Dataset extract:
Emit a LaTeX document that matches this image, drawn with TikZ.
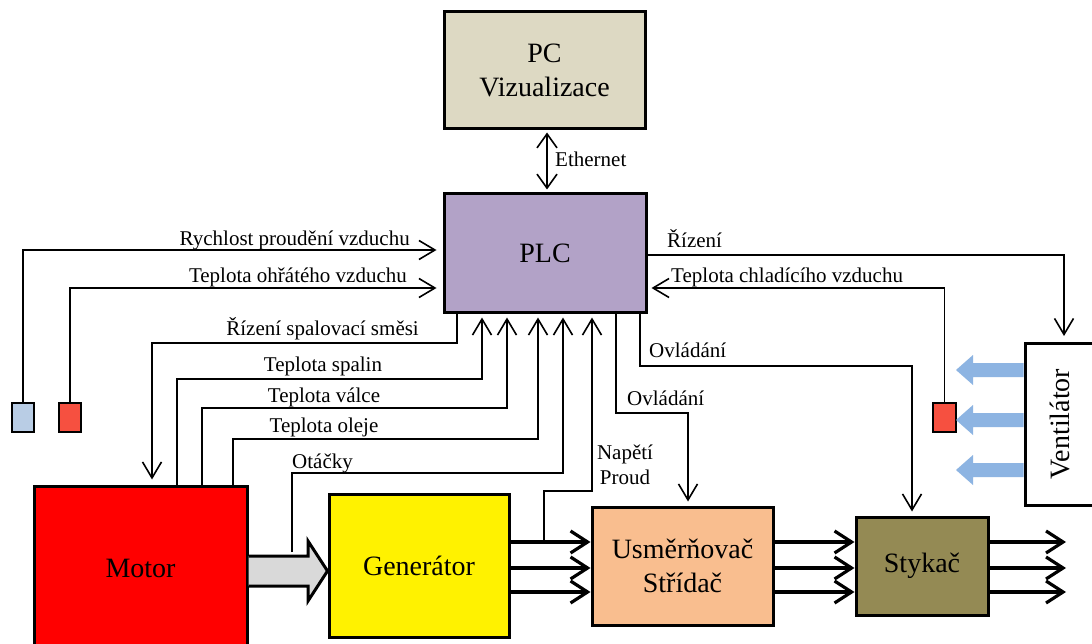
\documentclass[tikz,border=0pt]{standalone}
\usepackage{fontspec}
\setmainfont{Liberation Serif}
\usepackage{graphicx}
\usetikzlibrary{arrows.meta}
\definecolor{pcfill}{HTML}{DDD9C3}
\definecolor{plcfill}{HTML}{B2A2C7}
\definecolor{usmfill}{HTML}{F9BE8F}
\definecolor{stykfill}{HTML}{948A54}
\definecolor{sensred}{HTML}{F65040}
\definecolor{sensblue}{HTML}{B9CDE5}
\definecolor{fanblue}{HTML}{8DB4E2}
\definecolor{shaftgray}{HTML}{D9D9D9}
\begin{document}
\begin{tikzpicture}[x=1pt,y=-1pt,
  box/.style={draw=black, line width=3pt, inner sep=0pt, align=center, font=\fontsize{28}{34}\selectfont},
  sensor/.style={draw=black, line width=2pt, minimum width=22pt, minimum height=29pt, inner sep=0pt},
  sig/.style={line width=1.6pt, -{Straight Barb[length=16pt,width=19pt]}, shorten >=4pt},
  wire/.style={line width=1.6pt},
  pow/.style={line width=3.2pt, -{Straight Barb[length=17pt,width=22pt]}},
  lab/.style={font=\fontsize{21}{25}\selectfont, inner sep=0pt},
  fan/.style={fill=fanblue, draw=none}
]
\fill[white] (0,0) rectangle (1092,644);
\useasboundingbox (0,0) rectangle (1092,644);

% boxes
\node[box, fill=pcfill, minimum width=201pt, minimum height=117pt] (pc) at (544.5,70.5) {PC\\Vizualizace};
\node[box, fill=plcfill, minimum width=202pt, minimum height=118pt] (plc) at (545,253) {PLC};
\node[box, fill=red, minimum width=213pt, minimum height=164pt] (motor) at (140.5,568) {Motor};
\node[box, fill=yellow, minimum width=180pt, minimum height=143pt] (gen) at (419,565.5) {Generátor};
\node[box, fill=usmfill, minimum width=181pt, minimum height=118pt] (usm) at (682.5,566) {Usměrňovač\\Střídač};
\node[box, fill=stykfill, minimum width=132pt, minimum height=98pt] (styk) at (922,566) {Stykač};
\node[box, fill=white, minimum width=70pt, minimum height=162pt] (vent) at (1060,424) {\rotatebox{90}{Ventilátor}};

% sensors
\node[sensor, fill=sensblue] (sb) at (23,417.5) {};
\node[sensor, fill=sensred] (sr1) at (70,417.5) {};
\node[sensor, fill=sensred, minimum width=23pt] (sr2) at (944.5,417.5) {};

% free ends
\coordinate (otk) at (292,552);
\coordinate (nap) at (544,542);
\coordinate (ventin) at (1064,343);
\coordinate (o1) at (1066,542);
\coordinate (o2) at (1066,568);
\coordinate (o3) at (1066,592);

% ethernet
\draw[line width=1.6pt, {Straight Barb[length=14pt,width=20pt]}-{Straight Barb[length=14pt,width=20pt]}, shorten <=2pt, shorten >=3pt]
  (pc.south -| 547,0) -- (plc.north -| 547,0);
\node[lab, anchor=base west] at (555,167) {Ethernet};

% left inputs
\draw[sig, shorten >=6pt] (sb.north) |- (plc.west |- 0,250);
\node[lab, anchor=base east] at (410,246) {Rychlost proudění vzduchu};
\draw[sig, shorten >=6pt] (sr1.north) |- (plc.west |- 0,288);
\node[lab, anchor=base east] at (407,283) {Teplota ohřátého vzduchu};

% motor signals
\draw[sig, shorten >=5pt] (plc.south -| 457,0) -- (457,343) -| (motor.north -| 152,0);
\node[lab, anchor=base east] at (419,335) {Řízení spalovací směsi};
\draw[sig] (motor.north -| 177,0) -- (177,379) -| (plc.south -| 482,0);
\node[lab, anchor=base] at (323,371) {Teplota spalin};
\draw[sig] (motor.north -| 202,0) -- (202,408) -| (plc.south -| 507,0);
\node[lab, anchor=base] at (324,402) {Teplota válce};
\draw[sig] (motor.north -| 233,0) -- (233,439) -| (plc.south -| 538,0);
\node[lab, anchor=base] at (324,432) {Teplota oleje};
\draw[sig] (otk) -- (292,473) -| (plc.south -| 563,0);
\node[lab, anchor=base west] at (292,468) {Otáčky};
\draw[sig] (nap) -- (544,491) -| (plc.south -| 592,0);
\node[lab, anchor=base] at (625,459) {Napětí};
\node[lab, anchor=base] at (625,484) {Proud};

% control outputs
\draw[sig] (plc.south -| 616,0) -- (616,413) -| (usm.north -| 688,0);
\node[lab, anchor=base west] at (627,405) {Ovládání};
\draw[sig] (plc.south -| 640,0) -- (640,366) -| (styk.north -| 912,0);
\node[lab, anchor=base west] at (649,357) {Ovládání};
\draw[sig, shorten >=7pt] (plc.east |- 0,255) -| (ventin);
\node[lab, anchor=base west] at (667,248) {Řízení};
\draw[sig] (sr2.north) |- (plc.east |- 0,288);
\node[lab, anchor=base west] at (671,283) {Teplota chladícího vzduchu};

% fan arrows
\foreach \c in {370,420,470}{
  \fill[fan] (vent.west |- 0,\c-7) -- (973,\c-7) -- (973,\c-15) -- (956,\c) -- (973,\c+15) -- (973,\c+7) -- (vent.west |- 0,\c+7) -- cycle;
}

% shaft arrow
\fill[shaftgray] (motor.east |- 0,556) -- (308,556) -- (308,541) -- (gen.west |- 0,571) -- (308,601) -- (308,586) -- (motor.east |- 0,586) -- cycle;
\draw[line width=3pt, line join=miter] (motor.east |- 0,556) -- (308,556) -- (308,541) -- (gen.west |- 0,571) -- (308,601) -- (308,586) -- (motor.east |- 0,586);

% power lines
\foreach \yy in {542,568,592}{
  \draw[pow] (gen.east |- 0,\yy) -- (usm.west |- 0,\yy);
  \draw[pow] (usm.east |- 0,\yy) -- (styk.west |- 0,\yy);
}
\draw[pow] (styk.east |- o1) -- (o1);
\draw[pow] (styk.east |- o2) -- (o2);
\draw[pow] (styk.east |- o3) -- (o3);
\end{tikzpicture}
\end{document}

What is being asked: Without the pictures, write out the whole listing above exactly as it appears.

Reply:
Emit a LaTeX document that matches this image, drawn with TikZ.
\documentclass[tikz,border=0pt]{standalone}
\usepackage{fontspec}
\setmainfont{Liberation Serif}
\usepackage{graphicx}
\usetikzlibrary{arrows.meta}
\definecolor{pcfill}{HTML}{DDD9C3}
\definecolor{plcfill}{HTML}{B2A2C7}
\definecolor{usmfill}{HTML}{F9BE8F}
\definecolor{stykfill}{HTML}{948A54}
\definecolor{sensred}{HTML}{F65040}
\definecolor{sensblue}{HTML}{B9CDE5}
\definecolor{fanblue}{HTML}{8DB4E2}
\definecolor{shaftgray}{HTML}{D9D9D9}
\begin{document}
\begin{tikzpicture}[x=1pt,y=-1pt,
  box/.style={draw=black, line width=3pt, inner sep=0pt, align=center, font=\fontsize{28}{34}\selectfont},
  sensor/.style={draw=black, line width=2pt, minimum width=22pt, minimum height=29pt, inner sep=0pt},
  sig/.style={line width=1.6pt, -{Straight Barb[length=16pt,width=19pt]}, shorten >=4pt},
  wire/.style={line width=1.6pt},
  pow/.style={line width=3.2pt, -{Straight Barb[length=17pt,width=22pt]}},
  lab/.style={font=\fontsize{21}{25}\selectfont, inner sep=0pt},
  fan/.style={fill=fanblue, draw=none}
]
\fill[white] (0,0) rectangle (1092,644);
\useasboundingbox (0,0) rectangle (1092,644);

% boxes
\node[box, fill=pcfill, minimum width=201pt, minimum height=117pt] (pc) at (544.5,70.5) {PC\\Vizualizace};
\node[box, fill=plcfill, minimum width=202pt, minimum height=118pt] (plc) at (545,253) {PLC};
\node[box, fill=red, minimum width=213pt, minimum height=164pt] (motor) at (140.5,568) {Motor};
\node[box, fill=yellow, minimum width=180pt, minimum height=143pt] (gen) at (419,565.5) {Generátor};
\node[box, fill=usmfill, minimum width=181pt, minimum height=118pt] (usm) at (682.5,566) {Usměrňovač\\Střídač};
\node[box, fill=stykfill, minimum width=132pt, minimum height=98pt] (styk) at (922,566) {Stykač};
\node[box, fill=white, minimum width=70pt, minimum height=162pt] (vent) at (1060,424) {\rotatebox{90}{Ventilátor}};

% sensors
\node[sensor, fill=sensblue] (sb) at (23,417.5) {};
\node[sensor, fill=sensred] (sr1) at (70,417.5) {};
\node[sensor, fill=sensred, minimum width=23pt] (sr2) at (944.5,417.5) {};

% free ends
\coordinate (otk) at (292,552);
\coordinate (nap) at (544,542);
\coordinate (ventin) at (1064,343);
\coordinate (o1) at (1066,542);
\coordinate (o2) at (1066,568);
\coordinate (o3) at (1066,592);

% ethernet
\draw[line width=1.6pt, {Straight Barb[length=14pt,width=20pt]}-{Straight Barb[length=14pt,width=20pt]}, shorten <=2pt, shorten >=3pt]
  (pc.south -| 547,0) -- (plc.north -| 547,0);
\node[lab, anchor=base west] at (555,167) {Ethernet};

% left inputs
\draw[sig, shorten >=6pt] (sb.north) |- (plc.west |- 0,250);
\node[lab, anchor=base east] at (410,246) {Rychlost proudění vzduchu};
\draw[sig, shorten >=6pt] (sr1.north) |- (plc.west |- 0,288);
\node[lab, anchor=base east] at (407,283) {Teplota ohřátého vzduchu};

% motor signals
\draw[sig, shorten >=5pt] (plc.south -| 457,0) -- (457,343) -| (motor.north -| 152,0);
\node[lab, anchor=base east] at (419,335) {Řízení spalovací směsi};
\draw[sig] (motor.north -| 177,0) -- (177,379) -| (plc.south -| 482,0);
\node[lab, anchor=base] at (323,371) {Teplota spalin};
\draw[sig] (motor.north -| 202,0) -- (202,408) -| (plc.south -| 507,0);
\node[lab, anchor=base] at (324,402) {Teplota válce};
\draw[sig] (motor.north -| 233,0) -- (233,439) -| (plc.south -| 538,0);
\node[lab, anchor=base] at (324,432) {Teplota oleje};
\draw[sig] (otk) -- (292,473) -| (plc.south -| 563,0);
\node[lab, anchor=base west] at (292,468) {Otáčky};
\draw[sig] (nap) -- (544,491) -| (plc.south -| 592,0);
\node[lab, anchor=base] at (625,459) {Napětí};
\node[lab, anchor=base] at (625,484) {Proud};

% control outputs
\draw[sig] (plc.south -| 616,0) -- (616,413) -| (usm.north -| 688,0);
\node[lab, anchor=base west] at (627,405) {Ovládání};
\draw[sig] (plc.south -| 640,0) -- (640,366) -| (styk.north -| 912,0);
\node[lab, anchor=base west] at (649,357) {Ovládání};
\draw[sig, shorten >=7pt] (plc.east |- 0,255) -| (ventin);
\node[lab, anchor=base west] at (667,248) {Řízení};
\draw[sig] (sr2.north) |- (plc.east |- 0,288);
\node[lab, anchor=base west] at (671,283) {Teplota chladícího vzduchu};

% fan arrows
\foreach \c in {370,420,470}{
  \fill[fan] (vent.west |- 0,\c-7) -- (973,\c-7) -- (973,\c-15) -- (956,\c) -- (973,\c+15) -- (973,\c+7) -- (vent.west |- 0,\c+7) -- cycle;
}

% shaft arrow
\fill[shaftgray] (motor.east |- 0,556) -- (308,556) -- (308,541) -- (gen.west |- 0,571) -- (308,601) -- (308,586) -- (motor.east |- 0,586) -- cycle;
\draw[line width=3pt, line join=miter] (motor.east |- 0,556) -- (308,556) -- (308,541) -- (gen.west |- 0,571) -- (308,601) -- (308,586) -- (motor.east |- 0,586);

% power lines
\foreach \yy in {542,568,592}{
  \draw[pow] (gen.east |- 0,\yy) -- (usm.west |- 0,\yy);
  \draw[pow] (usm.east |- 0,\yy) -- (styk.west |- 0,\yy);
}
\draw[pow] (styk.east |- o1) -- (o1);
\draw[pow] (styk.east |- o2) -- (o2);
\draw[pow] (styk.east |- o3) -- (o3);
\end{tikzpicture}
\end{document}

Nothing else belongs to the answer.